[Source records]
— Begin —

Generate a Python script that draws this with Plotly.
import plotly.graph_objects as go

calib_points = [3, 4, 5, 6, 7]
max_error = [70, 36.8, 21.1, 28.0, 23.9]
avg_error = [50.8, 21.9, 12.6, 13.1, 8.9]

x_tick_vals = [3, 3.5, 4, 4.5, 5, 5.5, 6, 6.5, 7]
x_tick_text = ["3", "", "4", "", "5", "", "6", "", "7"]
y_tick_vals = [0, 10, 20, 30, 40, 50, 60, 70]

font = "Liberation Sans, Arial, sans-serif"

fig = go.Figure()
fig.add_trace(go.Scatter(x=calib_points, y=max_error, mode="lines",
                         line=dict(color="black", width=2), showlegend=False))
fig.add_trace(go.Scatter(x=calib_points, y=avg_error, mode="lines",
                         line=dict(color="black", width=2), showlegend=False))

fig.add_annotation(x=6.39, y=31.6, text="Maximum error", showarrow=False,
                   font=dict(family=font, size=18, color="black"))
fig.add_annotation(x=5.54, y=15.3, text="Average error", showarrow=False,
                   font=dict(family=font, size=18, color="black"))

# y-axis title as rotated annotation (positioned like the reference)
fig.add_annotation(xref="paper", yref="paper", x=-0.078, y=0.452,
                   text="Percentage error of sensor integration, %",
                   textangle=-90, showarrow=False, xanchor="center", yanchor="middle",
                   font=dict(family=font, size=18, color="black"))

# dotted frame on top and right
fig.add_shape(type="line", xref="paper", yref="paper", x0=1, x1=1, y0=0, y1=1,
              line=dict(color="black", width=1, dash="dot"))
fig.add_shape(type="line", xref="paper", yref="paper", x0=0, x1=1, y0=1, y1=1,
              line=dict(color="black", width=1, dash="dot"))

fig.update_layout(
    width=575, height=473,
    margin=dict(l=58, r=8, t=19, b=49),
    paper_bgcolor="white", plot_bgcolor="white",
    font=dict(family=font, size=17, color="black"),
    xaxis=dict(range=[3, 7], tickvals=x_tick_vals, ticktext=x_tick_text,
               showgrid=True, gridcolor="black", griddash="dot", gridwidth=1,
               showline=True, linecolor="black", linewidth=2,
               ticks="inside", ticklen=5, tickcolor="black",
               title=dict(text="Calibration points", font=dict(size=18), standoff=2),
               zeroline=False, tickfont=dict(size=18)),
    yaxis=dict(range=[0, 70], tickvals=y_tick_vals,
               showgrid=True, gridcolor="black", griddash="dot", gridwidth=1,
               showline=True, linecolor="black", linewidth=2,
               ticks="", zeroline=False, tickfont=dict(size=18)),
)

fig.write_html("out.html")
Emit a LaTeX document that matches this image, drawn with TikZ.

— End —
— Begin —

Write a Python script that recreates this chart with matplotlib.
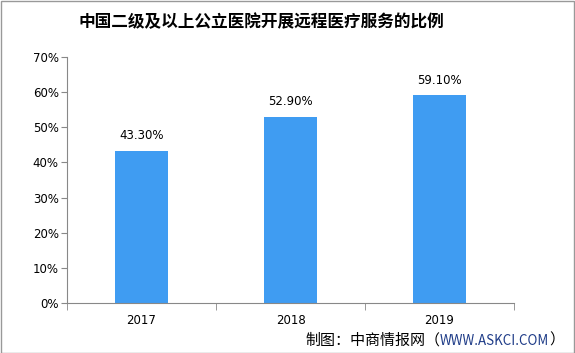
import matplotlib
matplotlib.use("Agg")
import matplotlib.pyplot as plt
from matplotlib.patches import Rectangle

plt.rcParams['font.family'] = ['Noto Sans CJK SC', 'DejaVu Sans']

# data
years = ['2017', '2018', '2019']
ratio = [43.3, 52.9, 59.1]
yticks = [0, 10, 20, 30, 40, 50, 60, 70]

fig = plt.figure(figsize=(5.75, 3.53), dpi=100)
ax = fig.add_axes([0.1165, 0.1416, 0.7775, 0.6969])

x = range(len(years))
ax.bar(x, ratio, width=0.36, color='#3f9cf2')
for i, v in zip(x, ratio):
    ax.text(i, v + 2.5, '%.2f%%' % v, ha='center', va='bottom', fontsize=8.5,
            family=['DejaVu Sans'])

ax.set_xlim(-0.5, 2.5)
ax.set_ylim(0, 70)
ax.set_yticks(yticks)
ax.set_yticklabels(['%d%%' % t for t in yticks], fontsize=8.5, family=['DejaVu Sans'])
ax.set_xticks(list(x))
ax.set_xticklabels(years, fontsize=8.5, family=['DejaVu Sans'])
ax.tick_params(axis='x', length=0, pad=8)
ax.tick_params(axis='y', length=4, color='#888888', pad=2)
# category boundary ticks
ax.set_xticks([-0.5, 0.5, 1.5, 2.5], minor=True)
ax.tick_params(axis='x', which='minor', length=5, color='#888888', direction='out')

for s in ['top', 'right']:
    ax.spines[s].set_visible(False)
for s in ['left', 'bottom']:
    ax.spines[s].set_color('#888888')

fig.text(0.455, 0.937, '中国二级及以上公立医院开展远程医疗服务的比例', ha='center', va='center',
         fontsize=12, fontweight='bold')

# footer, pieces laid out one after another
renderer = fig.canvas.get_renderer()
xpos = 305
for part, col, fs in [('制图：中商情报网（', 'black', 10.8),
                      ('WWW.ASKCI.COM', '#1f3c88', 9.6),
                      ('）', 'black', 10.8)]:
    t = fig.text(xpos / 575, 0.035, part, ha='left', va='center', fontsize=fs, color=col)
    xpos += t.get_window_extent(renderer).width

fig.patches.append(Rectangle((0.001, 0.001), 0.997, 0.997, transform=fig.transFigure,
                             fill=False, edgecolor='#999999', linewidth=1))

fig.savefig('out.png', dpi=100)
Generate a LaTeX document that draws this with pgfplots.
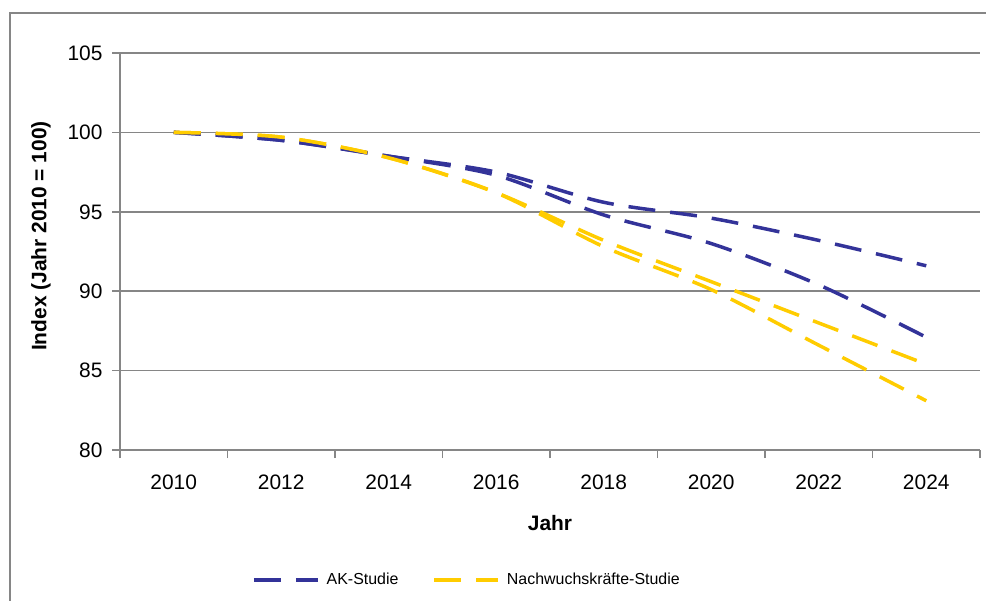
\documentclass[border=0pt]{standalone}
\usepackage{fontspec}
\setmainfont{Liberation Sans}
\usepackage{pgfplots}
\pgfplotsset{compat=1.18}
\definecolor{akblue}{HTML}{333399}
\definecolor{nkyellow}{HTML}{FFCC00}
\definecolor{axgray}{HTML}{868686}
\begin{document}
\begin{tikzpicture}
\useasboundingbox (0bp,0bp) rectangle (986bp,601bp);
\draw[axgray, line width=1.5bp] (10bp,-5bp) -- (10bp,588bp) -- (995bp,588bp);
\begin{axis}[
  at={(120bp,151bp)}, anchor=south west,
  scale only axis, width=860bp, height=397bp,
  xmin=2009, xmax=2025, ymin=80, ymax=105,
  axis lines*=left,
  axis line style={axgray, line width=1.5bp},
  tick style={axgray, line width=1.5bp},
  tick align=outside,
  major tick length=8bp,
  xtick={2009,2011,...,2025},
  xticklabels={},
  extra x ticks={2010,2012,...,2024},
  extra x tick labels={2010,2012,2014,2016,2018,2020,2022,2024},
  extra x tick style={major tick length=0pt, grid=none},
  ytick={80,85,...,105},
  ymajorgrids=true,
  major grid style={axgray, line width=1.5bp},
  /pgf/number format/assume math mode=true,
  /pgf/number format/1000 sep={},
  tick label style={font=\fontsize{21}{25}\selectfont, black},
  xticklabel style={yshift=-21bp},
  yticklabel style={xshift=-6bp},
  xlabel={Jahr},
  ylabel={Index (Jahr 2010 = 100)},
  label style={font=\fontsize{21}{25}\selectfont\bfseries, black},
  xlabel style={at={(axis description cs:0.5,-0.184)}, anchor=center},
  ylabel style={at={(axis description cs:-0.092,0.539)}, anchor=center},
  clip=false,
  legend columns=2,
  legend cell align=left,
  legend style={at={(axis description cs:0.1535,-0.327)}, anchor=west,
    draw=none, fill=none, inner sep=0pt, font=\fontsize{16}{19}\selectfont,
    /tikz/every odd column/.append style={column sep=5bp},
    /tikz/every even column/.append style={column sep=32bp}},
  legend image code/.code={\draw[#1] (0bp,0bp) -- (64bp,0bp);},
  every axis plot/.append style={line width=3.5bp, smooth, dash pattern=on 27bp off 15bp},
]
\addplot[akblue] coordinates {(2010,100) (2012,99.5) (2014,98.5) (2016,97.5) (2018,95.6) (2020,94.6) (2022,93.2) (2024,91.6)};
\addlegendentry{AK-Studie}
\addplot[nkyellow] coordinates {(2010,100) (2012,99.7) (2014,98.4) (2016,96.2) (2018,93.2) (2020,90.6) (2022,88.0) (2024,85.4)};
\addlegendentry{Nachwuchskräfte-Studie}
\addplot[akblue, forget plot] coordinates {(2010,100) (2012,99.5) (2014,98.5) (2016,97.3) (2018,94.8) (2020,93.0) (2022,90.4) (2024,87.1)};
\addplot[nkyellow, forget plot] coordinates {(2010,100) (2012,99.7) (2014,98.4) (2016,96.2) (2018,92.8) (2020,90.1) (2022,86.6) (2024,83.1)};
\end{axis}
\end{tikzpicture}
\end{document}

— End —

Start at the line with "Write a Python", stop at the line with "fig.savefig('out.png', dpi=100)", both lines included, and repeat that span exactly without its pictures.

Write a Python script that recreates this chart with matplotlib.
import matplotlib
matplotlib.use("Agg")
import matplotlib.pyplot as plt
from matplotlib.patches import Rectangle

plt.rcParams['font.family'] = ['Noto Sans CJK SC', 'DejaVu Sans']

# data
years = ['2017', '2018', '2019']
ratio = [43.3, 52.9, 59.1]
yticks = [0, 10, 20, 30, 40, 50, 60, 70]

fig = plt.figure(figsize=(5.75, 3.53), dpi=100)
ax = fig.add_axes([0.1165, 0.1416, 0.7775, 0.6969])

x = range(len(years))
ax.bar(x, ratio, width=0.36, color='#3f9cf2')
for i, v in zip(x, ratio):
    ax.text(i, v + 2.5, '%.2f%%' % v, ha='center', va='bottom', fontsize=8.5,
            family=['DejaVu Sans'])

ax.set_xlim(-0.5, 2.5)
ax.set_ylim(0, 70)
ax.set_yticks(yticks)
ax.set_yticklabels(['%d%%' % t for t in yticks], fontsize=8.5, family=['DejaVu Sans'])
ax.set_xticks(list(x))
ax.set_xticklabels(years, fontsize=8.5, family=['DejaVu Sans'])
ax.tick_params(axis='x', length=0, pad=8)
ax.tick_params(axis='y', length=4, color='#888888', pad=2)
# category boundary ticks
ax.set_xticks([-0.5, 0.5, 1.5, 2.5], minor=True)
ax.tick_params(axis='x', which='minor', length=5, color='#888888', direction='out')

for s in ['top', 'right']:
    ax.spines[s].set_visible(False)
for s in ['left', 'bottom']:
    ax.spines[s].set_color('#888888')

fig.text(0.455, 0.937, '中国二级及以上公立医院开展远程医疗服务的比例', ha='center', va='center',
         fontsize=12, fontweight='bold')

# footer, pieces laid out one after another
renderer = fig.canvas.get_renderer()
xpos = 305
for part, col, fs in [('制图：中商情报网（', 'black', 10.8),
                      ('WWW.ASKCI.COM', '#1f3c88', 9.6),
                      ('）', 'black', 10.8)]:
    t = fig.text(xpos / 575, 0.035, part, ha='left', va='center', fontsize=fs, color=col)
    xpos += t.get_window_extent(renderer).width

fig.patches.append(Rectangle((0.001, 0.001), 0.997, 0.997, transform=fig.transFigure,
                             fill=False, edgecolor='#999999', linewidth=1))

fig.savefig('out.png', dpi=100)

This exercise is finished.